** begin **

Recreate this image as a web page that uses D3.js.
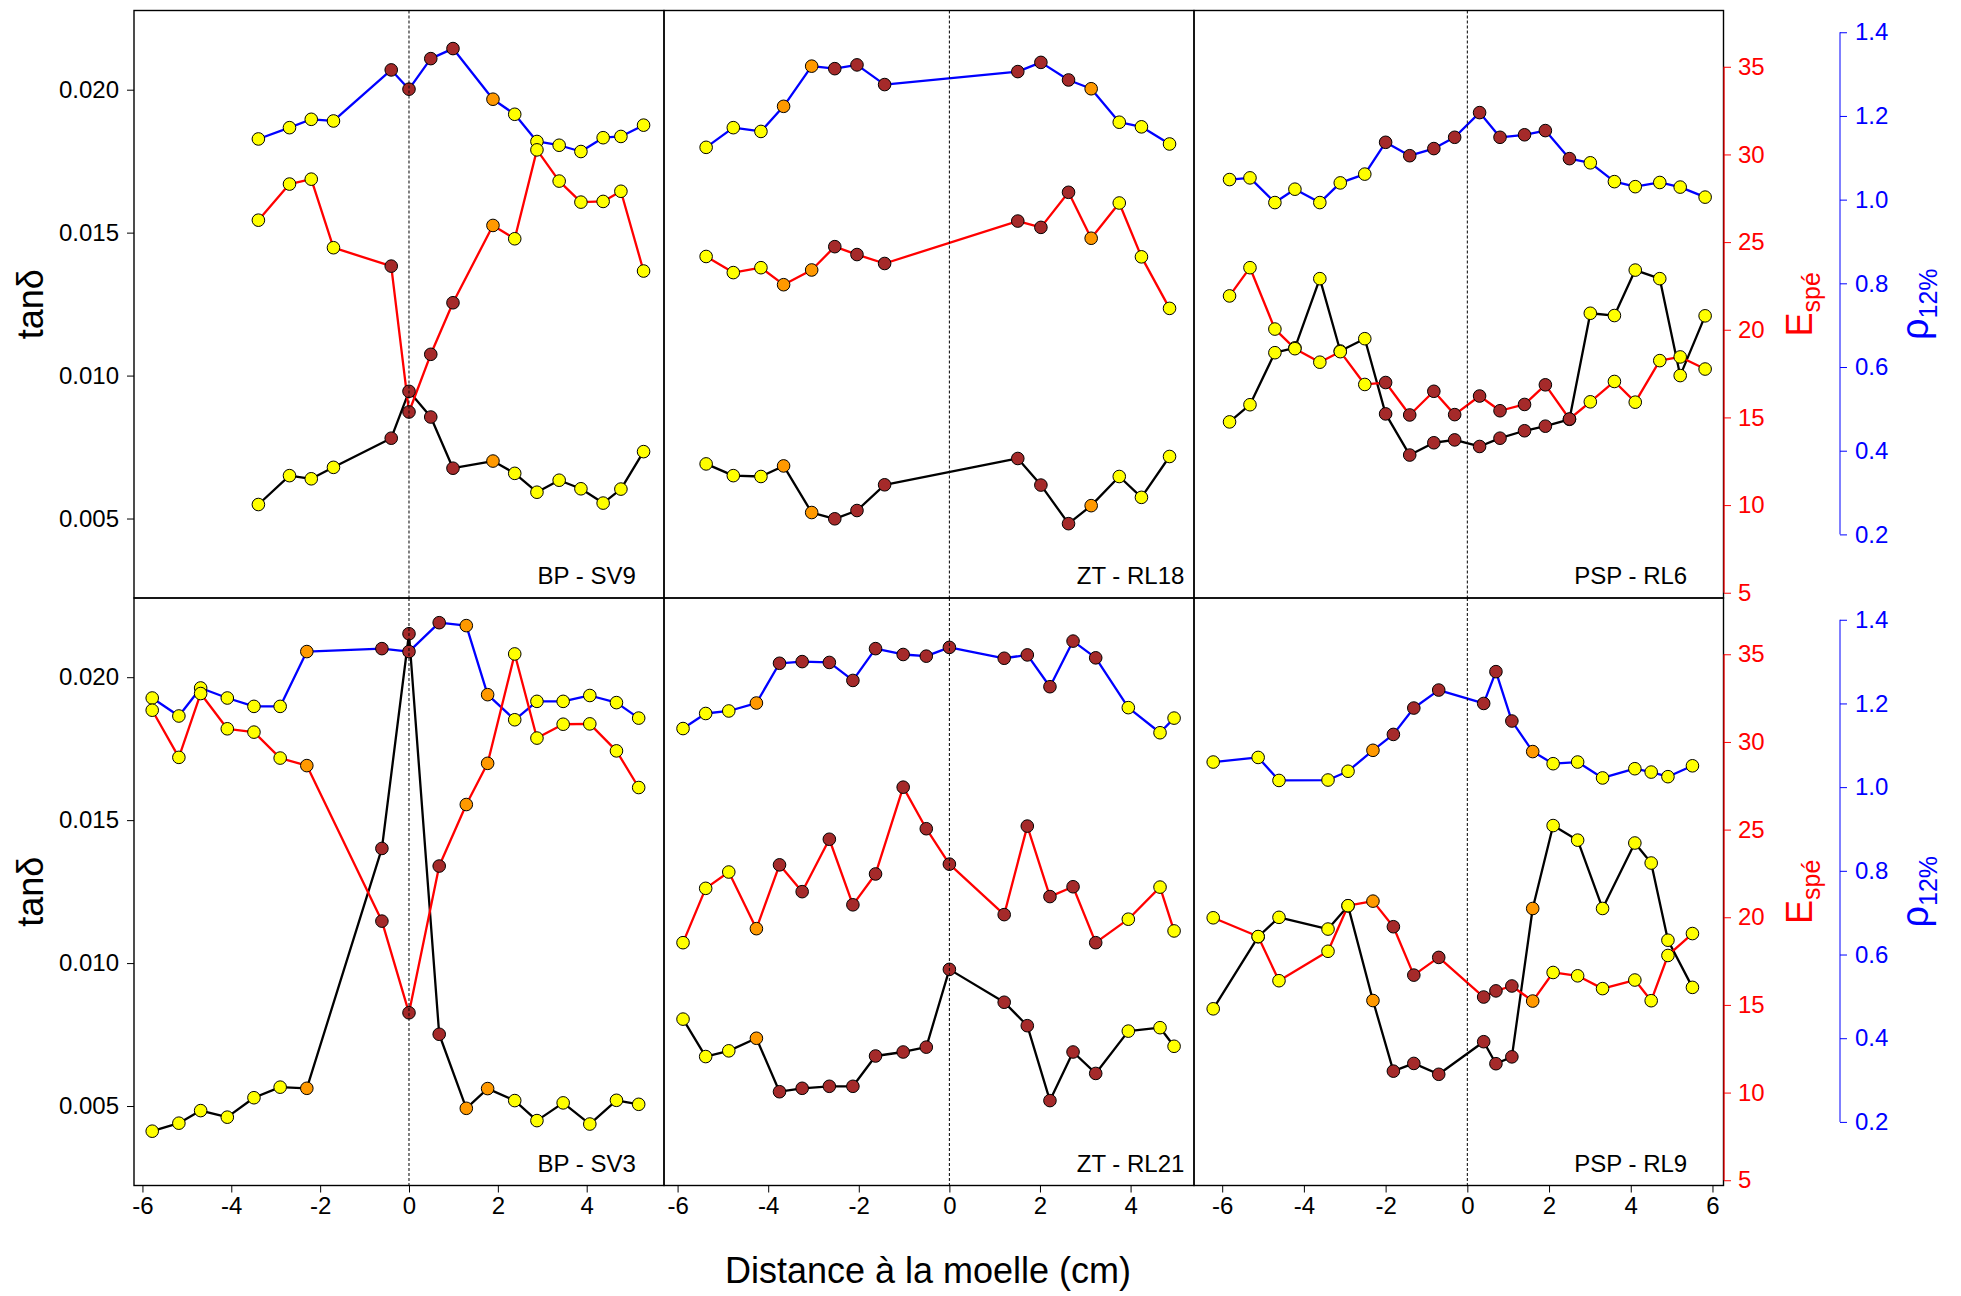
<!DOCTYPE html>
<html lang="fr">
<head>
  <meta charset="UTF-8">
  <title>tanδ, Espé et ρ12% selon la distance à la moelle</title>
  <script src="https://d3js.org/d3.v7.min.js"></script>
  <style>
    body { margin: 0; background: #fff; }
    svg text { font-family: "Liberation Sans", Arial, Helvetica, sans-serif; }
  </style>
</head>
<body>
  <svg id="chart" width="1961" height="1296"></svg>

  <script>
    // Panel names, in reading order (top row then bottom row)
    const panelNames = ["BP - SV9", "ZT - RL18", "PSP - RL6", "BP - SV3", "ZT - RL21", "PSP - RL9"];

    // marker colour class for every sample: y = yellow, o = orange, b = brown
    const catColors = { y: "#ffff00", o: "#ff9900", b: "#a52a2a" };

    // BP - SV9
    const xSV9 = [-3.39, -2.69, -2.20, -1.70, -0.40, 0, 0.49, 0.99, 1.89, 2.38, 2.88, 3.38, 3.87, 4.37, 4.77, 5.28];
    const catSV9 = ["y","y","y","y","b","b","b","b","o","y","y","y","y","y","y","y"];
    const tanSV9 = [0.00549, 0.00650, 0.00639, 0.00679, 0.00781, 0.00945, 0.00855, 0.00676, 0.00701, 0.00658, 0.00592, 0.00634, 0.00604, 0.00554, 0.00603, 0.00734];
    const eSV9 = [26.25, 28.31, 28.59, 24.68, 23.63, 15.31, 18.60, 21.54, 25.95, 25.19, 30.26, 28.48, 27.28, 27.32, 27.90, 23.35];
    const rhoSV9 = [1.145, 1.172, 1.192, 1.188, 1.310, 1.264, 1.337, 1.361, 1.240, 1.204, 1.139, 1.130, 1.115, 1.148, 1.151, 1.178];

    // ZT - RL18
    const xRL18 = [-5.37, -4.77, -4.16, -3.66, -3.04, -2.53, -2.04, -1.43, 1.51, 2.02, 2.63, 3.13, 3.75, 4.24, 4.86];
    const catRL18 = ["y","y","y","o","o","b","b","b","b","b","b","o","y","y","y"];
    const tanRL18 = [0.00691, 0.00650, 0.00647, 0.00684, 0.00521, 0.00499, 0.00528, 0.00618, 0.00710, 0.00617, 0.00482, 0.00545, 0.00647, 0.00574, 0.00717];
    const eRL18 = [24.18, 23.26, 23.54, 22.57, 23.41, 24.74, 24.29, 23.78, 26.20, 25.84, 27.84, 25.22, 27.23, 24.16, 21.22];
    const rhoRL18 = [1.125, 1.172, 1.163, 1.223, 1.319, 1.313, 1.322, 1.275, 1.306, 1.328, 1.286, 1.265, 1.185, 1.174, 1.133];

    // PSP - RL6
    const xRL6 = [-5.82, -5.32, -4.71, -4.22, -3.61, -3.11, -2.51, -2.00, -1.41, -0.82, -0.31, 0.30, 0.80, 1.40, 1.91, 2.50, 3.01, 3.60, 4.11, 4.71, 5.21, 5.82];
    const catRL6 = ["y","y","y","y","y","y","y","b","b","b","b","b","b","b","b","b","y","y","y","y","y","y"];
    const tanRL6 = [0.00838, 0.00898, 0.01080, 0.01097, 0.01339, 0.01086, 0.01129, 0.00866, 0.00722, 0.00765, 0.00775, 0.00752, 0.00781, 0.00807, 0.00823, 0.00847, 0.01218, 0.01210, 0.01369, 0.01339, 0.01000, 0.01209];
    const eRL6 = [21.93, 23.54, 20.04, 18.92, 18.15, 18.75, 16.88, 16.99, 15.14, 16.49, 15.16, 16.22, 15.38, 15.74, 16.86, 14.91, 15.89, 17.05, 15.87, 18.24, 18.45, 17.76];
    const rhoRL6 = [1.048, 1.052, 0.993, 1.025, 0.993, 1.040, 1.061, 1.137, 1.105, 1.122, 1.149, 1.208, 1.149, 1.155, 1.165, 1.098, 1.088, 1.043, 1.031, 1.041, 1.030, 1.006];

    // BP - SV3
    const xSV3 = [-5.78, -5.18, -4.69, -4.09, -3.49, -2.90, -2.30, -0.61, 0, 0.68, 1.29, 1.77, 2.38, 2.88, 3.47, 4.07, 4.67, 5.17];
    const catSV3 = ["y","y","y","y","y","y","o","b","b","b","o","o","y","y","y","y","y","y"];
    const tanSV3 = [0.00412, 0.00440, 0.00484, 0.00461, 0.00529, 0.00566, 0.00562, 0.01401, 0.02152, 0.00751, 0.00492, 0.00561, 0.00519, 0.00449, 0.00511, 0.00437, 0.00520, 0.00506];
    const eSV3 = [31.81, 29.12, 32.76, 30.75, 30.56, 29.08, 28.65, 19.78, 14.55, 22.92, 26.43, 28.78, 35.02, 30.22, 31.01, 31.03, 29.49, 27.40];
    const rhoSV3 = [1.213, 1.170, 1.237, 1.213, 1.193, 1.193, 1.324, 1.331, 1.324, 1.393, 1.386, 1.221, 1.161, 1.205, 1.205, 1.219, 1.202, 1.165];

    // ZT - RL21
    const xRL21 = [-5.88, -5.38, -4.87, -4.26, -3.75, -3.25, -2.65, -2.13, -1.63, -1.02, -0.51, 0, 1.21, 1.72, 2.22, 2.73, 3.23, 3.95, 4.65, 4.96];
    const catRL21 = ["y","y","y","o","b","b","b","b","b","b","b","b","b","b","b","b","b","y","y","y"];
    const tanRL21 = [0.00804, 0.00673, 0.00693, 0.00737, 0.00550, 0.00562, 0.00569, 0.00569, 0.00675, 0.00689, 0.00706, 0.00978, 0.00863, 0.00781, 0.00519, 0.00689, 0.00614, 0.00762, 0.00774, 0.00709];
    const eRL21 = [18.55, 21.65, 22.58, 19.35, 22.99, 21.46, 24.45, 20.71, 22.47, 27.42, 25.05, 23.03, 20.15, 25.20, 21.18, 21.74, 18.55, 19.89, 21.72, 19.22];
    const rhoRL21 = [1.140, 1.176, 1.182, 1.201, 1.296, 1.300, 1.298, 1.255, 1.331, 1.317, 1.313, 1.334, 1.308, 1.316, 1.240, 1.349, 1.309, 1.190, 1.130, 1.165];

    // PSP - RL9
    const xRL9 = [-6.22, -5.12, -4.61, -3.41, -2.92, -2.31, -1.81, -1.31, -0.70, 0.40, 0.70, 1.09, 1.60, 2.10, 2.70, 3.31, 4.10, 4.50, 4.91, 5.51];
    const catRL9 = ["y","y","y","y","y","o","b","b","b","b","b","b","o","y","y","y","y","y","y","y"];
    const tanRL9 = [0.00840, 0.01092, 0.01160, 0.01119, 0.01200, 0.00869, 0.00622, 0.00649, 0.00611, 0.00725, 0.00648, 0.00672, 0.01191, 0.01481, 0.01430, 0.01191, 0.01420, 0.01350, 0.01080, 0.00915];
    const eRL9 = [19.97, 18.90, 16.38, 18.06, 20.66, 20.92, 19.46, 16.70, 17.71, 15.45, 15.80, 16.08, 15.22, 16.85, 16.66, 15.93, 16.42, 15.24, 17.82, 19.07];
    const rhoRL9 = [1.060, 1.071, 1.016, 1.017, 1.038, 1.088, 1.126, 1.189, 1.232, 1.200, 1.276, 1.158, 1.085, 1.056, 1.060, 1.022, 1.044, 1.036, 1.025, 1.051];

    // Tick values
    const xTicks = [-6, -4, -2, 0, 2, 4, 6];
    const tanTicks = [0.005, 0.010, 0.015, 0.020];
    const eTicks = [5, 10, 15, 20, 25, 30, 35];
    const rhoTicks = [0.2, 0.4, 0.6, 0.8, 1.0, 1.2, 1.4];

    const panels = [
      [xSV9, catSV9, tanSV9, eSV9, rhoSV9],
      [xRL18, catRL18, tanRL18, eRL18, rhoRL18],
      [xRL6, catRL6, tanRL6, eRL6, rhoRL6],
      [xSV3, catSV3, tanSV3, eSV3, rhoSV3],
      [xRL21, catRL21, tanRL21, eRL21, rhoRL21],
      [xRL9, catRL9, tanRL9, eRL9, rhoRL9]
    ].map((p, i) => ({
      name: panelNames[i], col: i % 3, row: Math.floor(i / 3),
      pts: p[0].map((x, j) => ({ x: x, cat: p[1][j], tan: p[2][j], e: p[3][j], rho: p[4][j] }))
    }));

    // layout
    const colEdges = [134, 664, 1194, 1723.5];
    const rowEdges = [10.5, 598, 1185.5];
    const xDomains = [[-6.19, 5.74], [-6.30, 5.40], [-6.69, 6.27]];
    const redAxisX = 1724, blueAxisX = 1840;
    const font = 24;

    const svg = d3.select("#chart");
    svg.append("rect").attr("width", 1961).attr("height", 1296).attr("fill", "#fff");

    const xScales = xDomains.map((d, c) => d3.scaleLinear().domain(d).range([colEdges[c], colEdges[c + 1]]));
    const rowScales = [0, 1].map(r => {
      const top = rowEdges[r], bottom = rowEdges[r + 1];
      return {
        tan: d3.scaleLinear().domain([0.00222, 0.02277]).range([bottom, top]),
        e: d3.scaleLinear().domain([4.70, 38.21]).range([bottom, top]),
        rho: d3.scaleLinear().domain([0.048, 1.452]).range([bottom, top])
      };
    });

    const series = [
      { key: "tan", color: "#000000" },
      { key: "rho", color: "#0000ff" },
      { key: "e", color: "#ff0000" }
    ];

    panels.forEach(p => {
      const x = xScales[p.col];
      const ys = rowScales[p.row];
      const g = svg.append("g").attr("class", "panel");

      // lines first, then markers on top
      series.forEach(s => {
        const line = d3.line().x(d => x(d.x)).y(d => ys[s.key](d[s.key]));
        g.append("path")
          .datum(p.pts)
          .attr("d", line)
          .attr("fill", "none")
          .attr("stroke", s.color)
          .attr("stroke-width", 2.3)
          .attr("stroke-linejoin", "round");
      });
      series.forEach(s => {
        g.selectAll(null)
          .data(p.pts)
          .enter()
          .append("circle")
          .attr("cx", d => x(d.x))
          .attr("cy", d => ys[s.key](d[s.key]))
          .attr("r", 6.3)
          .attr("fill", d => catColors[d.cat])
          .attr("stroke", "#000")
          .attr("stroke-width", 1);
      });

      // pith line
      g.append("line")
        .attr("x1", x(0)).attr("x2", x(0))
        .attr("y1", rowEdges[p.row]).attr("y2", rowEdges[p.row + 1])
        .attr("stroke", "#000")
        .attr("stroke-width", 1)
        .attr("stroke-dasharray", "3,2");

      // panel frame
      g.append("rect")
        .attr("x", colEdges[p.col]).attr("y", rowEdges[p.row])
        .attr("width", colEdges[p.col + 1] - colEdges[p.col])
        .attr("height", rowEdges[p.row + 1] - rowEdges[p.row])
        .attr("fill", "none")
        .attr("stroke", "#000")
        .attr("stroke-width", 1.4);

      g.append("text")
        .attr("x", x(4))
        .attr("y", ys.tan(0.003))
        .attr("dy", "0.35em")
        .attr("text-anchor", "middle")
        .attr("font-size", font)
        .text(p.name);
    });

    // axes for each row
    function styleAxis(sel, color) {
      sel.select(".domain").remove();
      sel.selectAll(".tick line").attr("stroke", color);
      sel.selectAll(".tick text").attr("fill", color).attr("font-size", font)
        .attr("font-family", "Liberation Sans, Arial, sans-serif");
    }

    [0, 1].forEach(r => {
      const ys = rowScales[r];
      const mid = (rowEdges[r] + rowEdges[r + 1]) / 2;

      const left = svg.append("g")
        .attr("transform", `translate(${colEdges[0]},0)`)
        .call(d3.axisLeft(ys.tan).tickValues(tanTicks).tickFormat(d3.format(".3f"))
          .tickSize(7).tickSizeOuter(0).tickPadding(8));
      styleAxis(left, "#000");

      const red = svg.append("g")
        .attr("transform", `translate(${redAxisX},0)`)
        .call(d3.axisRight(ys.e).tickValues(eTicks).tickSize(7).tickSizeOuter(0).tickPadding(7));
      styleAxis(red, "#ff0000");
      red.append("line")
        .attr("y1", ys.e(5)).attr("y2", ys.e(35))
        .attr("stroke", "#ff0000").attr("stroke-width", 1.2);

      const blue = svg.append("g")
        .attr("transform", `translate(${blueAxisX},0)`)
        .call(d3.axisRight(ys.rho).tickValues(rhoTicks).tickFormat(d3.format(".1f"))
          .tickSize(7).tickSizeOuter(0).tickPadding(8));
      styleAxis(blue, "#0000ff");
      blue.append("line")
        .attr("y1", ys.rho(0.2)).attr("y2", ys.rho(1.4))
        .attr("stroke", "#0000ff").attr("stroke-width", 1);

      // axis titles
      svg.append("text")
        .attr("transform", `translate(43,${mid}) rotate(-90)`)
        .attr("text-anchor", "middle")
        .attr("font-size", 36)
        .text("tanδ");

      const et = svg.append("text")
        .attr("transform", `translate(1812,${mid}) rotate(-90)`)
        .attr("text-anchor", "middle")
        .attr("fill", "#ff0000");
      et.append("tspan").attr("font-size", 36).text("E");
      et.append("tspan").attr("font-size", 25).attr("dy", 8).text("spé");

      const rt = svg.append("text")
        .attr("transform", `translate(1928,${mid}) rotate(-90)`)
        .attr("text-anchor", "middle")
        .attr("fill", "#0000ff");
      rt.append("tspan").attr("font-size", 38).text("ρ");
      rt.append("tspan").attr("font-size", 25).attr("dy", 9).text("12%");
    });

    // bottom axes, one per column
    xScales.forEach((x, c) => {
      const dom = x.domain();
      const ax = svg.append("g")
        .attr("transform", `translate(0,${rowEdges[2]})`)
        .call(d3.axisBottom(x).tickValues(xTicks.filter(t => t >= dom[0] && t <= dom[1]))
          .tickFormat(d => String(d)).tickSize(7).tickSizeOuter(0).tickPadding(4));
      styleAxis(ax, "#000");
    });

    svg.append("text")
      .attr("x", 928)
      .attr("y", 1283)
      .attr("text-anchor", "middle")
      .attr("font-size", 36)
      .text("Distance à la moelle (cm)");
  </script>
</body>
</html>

** end **

-- EXERCISE AIM --
Repeat, exactly and in full, each line from the start of the data to the line that contains "1.148, 1.151, 1.178];". Pictures do not go in.

-- THE COMPLETED TASK --
Recreate this image as a web page that uses D3.js.
<!DOCTYPE html>
<html lang="fr">
<head>
  <meta charset="UTF-8">
  <title>tanδ, Espé et ρ12% selon la distance à la moelle</title>
  <script src="https://d3js.org/d3.v7.min.js"></script>
  <style>
    body { margin: 0; background: #fff; }
    svg text { font-family: "Liberation Sans", Arial, Helvetica, sans-serif; }
  </style>
</head>
<body>
  <svg id="chart" width="1961" height="1296"></svg>

  <script>
    // Panel names, in reading order (top row then bottom row)
    const panelNames = ["BP - SV9", "ZT - RL18", "PSP - RL6", "BP - SV3", "ZT - RL21", "PSP - RL9"];

    // marker colour class for every sample: y = yellow, o = orange, b = brown
    const catColors = { y: "#ffff00", o: "#ff9900", b: "#a52a2a" };

    // BP - SV9
    const xSV9 = [-3.39, -2.69, -2.20, -1.70, -0.40, 0, 0.49, 0.99, 1.89, 2.38, 2.88, 3.38, 3.87, 4.37, 4.77, 5.28];
    const catSV9 = ["y","y","y","y","b","b","b","b","o","y","y","y","y","y","y","y"];
    const tanSV9 = [0.00549, 0.00650, 0.00639, 0.00679, 0.00781, 0.00945, 0.00855, 0.00676, 0.00701, 0.00658, 0.00592, 0.00634, 0.00604, 0.00554, 0.00603, 0.00734];
    const eSV9 = [26.25, 28.31, 28.59, 24.68, 23.63, 15.31, 18.60, 21.54, 25.95, 25.19, 30.26, 28.48, 27.28, 27.32, 27.90, 23.35];
    const rhoSV9 = [1.145, 1.172, 1.192, 1.188, 1.310, 1.264, 1.337, 1.361, 1.240, 1.204, 1.139, 1.130, 1.115, 1.148, 1.151, 1.178];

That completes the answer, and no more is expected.